Фиксация этих двух абстракций — не столько попытка запоздалой методологической самокритики, сколько указание на продуктивные линии исследования, существенные для исполнения того заказа, который взяла на себя общая психология. Первая из этих намечаемых исследовательских перспектив состоит в изучении «молитвенной культуры переживания». Здесь для отечественной психологии, и в особенности для развивающейся в ней культурно-исторической школы, открываются редкие научные возможности — изучения древней и в то же время живой духовной традиции, какой является Православие, причем традиции, в которой душевная жизнь и способы влияния на нее были предметом самого пристального внимания и глубочайшего осмысления93.

Вторая исследовательская линия связана с заказом на реализацию принципа «участности». Сама синергийная психотерапия по замыслу есть не только практика, но и исследование, не только польза душевная и духовная заботит ее, но и истина. Поэтому она вовсе не собирается оставаться лишь заказчиком исследовательских проектов, а намерена и сама их осуществлять. По своему методологическому типу это должно быть особое, участное (= психотехническое) исследование, утвердившееся в эпистемологически наиболее продуктивных психотерапевтических подходах со времен З. Фрейда. Не отдавая на откуп общей психологии участного исследования, синергийная психотерапия ждет от нее таких исследований, в которых, тем не менее, принцип участности получал бы свою реализацию, если не по позиции исследователя и форме знаний, то по тематическим выборам. Чтобы состоялся творческий альянс, за синергийной психотерапией остается участное исследование, а от общей психологии ожидается исследование участности.

Применительно к проблеме переживания это общее положение можно переформулировать очень просто. Если мы хотим психотерапевтически эффективно помогать человеку в его переживании и при этом исследовать сам метод помощи как особую реальность и особый предмет познания, то мы будем чрезвычайно заинтересованы в общепсихологическом изучении того, как люди вообще помогают друг другу переживать критические ситуации. Здесь открывается необыкновенно плодотворная исследовательская тема — психологическая культура утешения. Одно только изучение утешительных сочинений как особого литературного жанра (см., например, публиковавшийся в «Московском психотерапевтическом журнале» (1994, № 4) образчик древнеримских консоляций — «Слово утешения к жене» Плутарха) обещает множество открытий как для общей психологии, так и для психотерапии.

____________

93 Парадоксально, но наша научная психология знает о культуре психической деятельности средневекового китайского монаха, исповедовавшего дзен-буддизм (Лбаев, 1983), несравненно больше, чем о культуре внутренней жизни православного монаха, скажем, времен св. Андрея Рублева, и даже современного воцерковленного мирянина (см. например: Пестов, 1999).
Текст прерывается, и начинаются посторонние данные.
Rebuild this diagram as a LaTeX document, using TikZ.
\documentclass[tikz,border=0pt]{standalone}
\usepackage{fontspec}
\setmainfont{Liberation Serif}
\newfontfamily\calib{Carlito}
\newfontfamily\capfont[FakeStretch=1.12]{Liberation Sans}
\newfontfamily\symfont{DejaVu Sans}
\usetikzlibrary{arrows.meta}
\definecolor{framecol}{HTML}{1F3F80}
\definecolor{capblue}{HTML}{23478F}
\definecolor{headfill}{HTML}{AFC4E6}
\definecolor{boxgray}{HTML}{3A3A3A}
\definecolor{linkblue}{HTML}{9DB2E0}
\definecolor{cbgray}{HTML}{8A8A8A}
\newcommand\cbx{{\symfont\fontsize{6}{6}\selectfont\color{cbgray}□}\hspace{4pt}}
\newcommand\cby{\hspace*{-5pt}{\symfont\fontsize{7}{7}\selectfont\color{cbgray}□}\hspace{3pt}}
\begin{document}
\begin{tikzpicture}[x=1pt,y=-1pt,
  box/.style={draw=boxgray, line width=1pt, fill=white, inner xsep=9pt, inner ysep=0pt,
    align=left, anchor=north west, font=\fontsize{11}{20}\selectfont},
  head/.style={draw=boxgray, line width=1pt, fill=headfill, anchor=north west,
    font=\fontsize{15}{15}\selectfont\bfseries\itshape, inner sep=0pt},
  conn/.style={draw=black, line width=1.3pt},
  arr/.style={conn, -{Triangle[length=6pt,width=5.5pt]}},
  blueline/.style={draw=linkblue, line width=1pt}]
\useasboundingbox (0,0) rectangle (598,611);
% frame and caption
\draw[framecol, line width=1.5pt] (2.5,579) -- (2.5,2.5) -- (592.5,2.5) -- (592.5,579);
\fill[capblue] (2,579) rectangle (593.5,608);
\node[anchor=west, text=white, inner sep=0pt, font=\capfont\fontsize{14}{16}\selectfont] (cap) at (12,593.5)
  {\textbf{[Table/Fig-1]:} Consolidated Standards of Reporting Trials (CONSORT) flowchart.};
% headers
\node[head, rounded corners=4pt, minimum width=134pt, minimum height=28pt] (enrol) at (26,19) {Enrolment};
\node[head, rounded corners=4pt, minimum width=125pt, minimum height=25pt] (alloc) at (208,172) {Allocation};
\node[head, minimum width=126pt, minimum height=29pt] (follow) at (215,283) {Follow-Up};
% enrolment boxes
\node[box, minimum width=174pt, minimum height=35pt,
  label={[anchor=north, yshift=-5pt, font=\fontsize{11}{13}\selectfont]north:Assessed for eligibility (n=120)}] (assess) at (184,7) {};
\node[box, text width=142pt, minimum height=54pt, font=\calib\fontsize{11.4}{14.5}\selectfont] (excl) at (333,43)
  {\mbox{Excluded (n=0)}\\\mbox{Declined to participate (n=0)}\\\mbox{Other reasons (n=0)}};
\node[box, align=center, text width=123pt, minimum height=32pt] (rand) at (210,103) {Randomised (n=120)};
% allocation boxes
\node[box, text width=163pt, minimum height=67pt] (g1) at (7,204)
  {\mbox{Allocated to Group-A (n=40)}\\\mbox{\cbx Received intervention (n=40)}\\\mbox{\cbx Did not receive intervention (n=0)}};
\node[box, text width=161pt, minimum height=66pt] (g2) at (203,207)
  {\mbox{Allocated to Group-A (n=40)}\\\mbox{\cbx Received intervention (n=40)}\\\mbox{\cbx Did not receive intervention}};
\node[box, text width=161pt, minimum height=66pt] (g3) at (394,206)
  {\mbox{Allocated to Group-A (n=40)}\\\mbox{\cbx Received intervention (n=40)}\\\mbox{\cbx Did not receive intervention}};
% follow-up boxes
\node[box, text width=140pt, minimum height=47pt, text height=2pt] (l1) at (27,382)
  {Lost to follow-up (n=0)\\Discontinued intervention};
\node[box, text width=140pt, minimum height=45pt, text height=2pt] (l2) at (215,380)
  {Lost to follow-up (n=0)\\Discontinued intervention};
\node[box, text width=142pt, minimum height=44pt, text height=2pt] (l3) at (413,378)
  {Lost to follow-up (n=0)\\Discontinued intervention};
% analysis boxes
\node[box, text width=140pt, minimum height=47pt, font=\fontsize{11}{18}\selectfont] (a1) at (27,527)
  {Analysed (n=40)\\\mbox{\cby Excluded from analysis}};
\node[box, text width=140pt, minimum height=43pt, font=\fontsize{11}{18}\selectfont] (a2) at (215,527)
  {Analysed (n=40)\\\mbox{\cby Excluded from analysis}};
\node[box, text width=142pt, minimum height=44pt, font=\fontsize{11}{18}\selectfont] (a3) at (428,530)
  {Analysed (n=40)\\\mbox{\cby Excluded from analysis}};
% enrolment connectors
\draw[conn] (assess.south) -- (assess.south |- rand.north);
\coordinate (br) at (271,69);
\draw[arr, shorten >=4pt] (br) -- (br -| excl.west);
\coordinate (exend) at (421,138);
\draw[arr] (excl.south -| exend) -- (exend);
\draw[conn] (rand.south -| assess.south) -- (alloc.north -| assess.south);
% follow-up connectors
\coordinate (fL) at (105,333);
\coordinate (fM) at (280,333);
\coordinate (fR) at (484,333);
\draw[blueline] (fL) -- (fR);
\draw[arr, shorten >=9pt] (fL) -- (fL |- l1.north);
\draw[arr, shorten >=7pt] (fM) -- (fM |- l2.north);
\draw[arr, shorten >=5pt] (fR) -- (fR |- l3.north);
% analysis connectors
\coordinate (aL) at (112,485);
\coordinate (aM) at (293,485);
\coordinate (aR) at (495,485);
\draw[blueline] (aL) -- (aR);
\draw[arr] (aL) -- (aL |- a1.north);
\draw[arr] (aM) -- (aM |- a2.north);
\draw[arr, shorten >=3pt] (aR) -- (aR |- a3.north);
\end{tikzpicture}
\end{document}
Анализ культуры утешения разных эпох и народов — полновесное и самоценное общепсихологическое историко-культурное исследование, которое, в частности, может дать ключ и для изучения переживания как того процесса, благодаря которому люди справлялись с критическими обстоятельствами жизни. Для психотерапии же, отдающей себе отчет, что человек — не tabula rasa, такой анализ может дать важнейшие знания о той культурно-психологической почве, на которой всякая психотерапия вырастает и какой держится.

Аналогичным образом исследование участности в молитве может выбрать в качестве адекватного эмпирического материала такой жанр аскетической литературы, как духовные наставления в молитве.

Однако поскольку центральная тема нашего исследования — сочетание двух процессов переживания и молитвы, то при всей важности отдельных исследований участия другого в моем переживании и в моей молитве, ключевой задачей общепсихологического исследования, в котором более всего заинтересована синергийная психотерапия, является ответ на вопрос какова форма участия другого в сопряжении моей молитвы и моего переживания. Другой как сопереживающий сомолитвенник вот главный герой этого исследовательского поля. Духовное утешение — вот главный коммуникативный жанр, который попадает в фокус исследования.